### GIVEN REQUEST
Transcribe the listing verbatim. Do not carry over any pictures.

┌────────

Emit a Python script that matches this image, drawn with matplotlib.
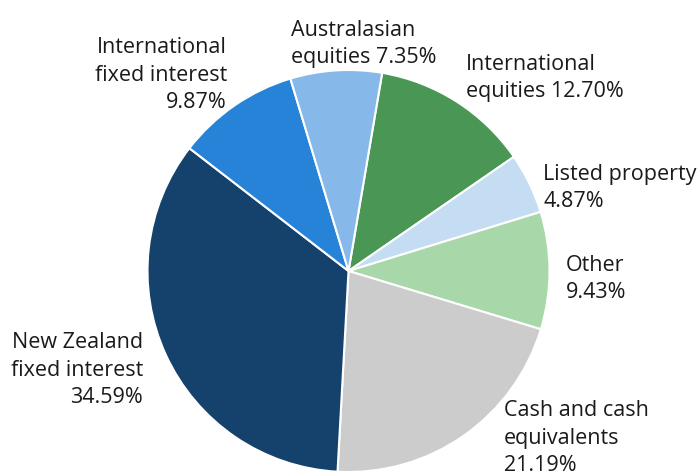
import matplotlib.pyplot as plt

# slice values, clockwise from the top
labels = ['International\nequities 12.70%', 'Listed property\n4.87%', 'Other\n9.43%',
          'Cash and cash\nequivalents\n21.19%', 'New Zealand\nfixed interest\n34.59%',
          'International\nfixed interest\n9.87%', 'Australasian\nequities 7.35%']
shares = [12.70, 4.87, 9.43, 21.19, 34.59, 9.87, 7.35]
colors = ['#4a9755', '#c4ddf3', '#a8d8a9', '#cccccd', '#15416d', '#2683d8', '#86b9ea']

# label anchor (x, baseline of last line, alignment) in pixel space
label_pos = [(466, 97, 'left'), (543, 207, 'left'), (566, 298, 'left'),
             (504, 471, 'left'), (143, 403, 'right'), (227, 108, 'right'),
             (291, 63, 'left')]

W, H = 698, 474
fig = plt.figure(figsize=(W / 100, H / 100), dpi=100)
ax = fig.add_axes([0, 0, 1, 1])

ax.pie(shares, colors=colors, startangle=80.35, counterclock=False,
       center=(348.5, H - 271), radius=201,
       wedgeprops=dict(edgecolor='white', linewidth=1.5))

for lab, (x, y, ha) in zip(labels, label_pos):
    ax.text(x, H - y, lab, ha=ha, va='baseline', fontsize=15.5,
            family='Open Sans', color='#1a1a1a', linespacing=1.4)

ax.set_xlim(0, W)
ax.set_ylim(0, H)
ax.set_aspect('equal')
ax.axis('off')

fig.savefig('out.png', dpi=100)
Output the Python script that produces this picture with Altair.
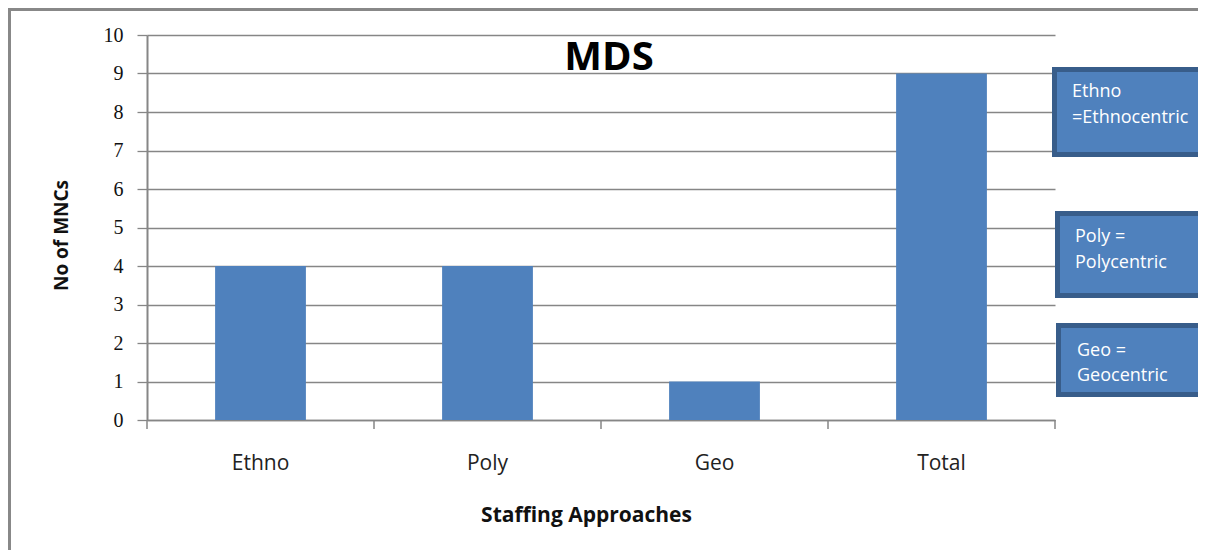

└────────

### CORRECT OUTPUT
Emit a Python script that matches this image, drawn with matplotlib.
import matplotlib.pyplot as plt

# slice values, clockwise from the top
labels = ['International\nequities 12.70%', 'Listed property\n4.87%', 'Other\n9.43%',
          'Cash and cash\nequivalents\n21.19%', 'New Zealand\nfixed interest\n34.59%',
          'International\nfixed interest\n9.87%', 'Australasian\nequities 7.35%']
shares = [12.70, 4.87, 9.43, 21.19, 34.59, 9.87, 7.35]
colors = ['#4a9755', '#c4ddf3', '#a8d8a9', '#cccccd', '#15416d', '#2683d8', '#86b9ea']

# label anchor (x, baseline of last line, alignment) in pixel space
label_pos = [(466, 97, 'left'), (543, 207, 'left'), (566, 298, 'left'),
             (504, 471, 'left'), (143, 403, 'right'), (227, 108, 'right'),
             (291, 63, 'left')]

W, H = 698, 474
fig = plt.figure(figsize=(W / 100, H / 100), dpi=100)
ax = fig.add_axes([0, 0, 1, 1])

ax.pie(shares, colors=colors, startangle=80.35, counterclock=False,
       center=(348.5, H - 271), radius=201,
       wedgeprops=dict(edgecolor='white', linewidth=1.5))

for lab, (x, y, ha) in zip(labels, label_pos):
    ax.text(x, H - y, lab, ha=ha, va='baseline', fontsize=15.5,
            family='Open Sans', color='#1a1a1a', linespacing=1.4)

ax.set_xlim(0, W)
ax.set_ylim(0, H)
ax.set_aspect('equal')
ax.axis('off')

fig.savefig('out.png', dpi=100)
Output the Python script that produces this picture with Altair.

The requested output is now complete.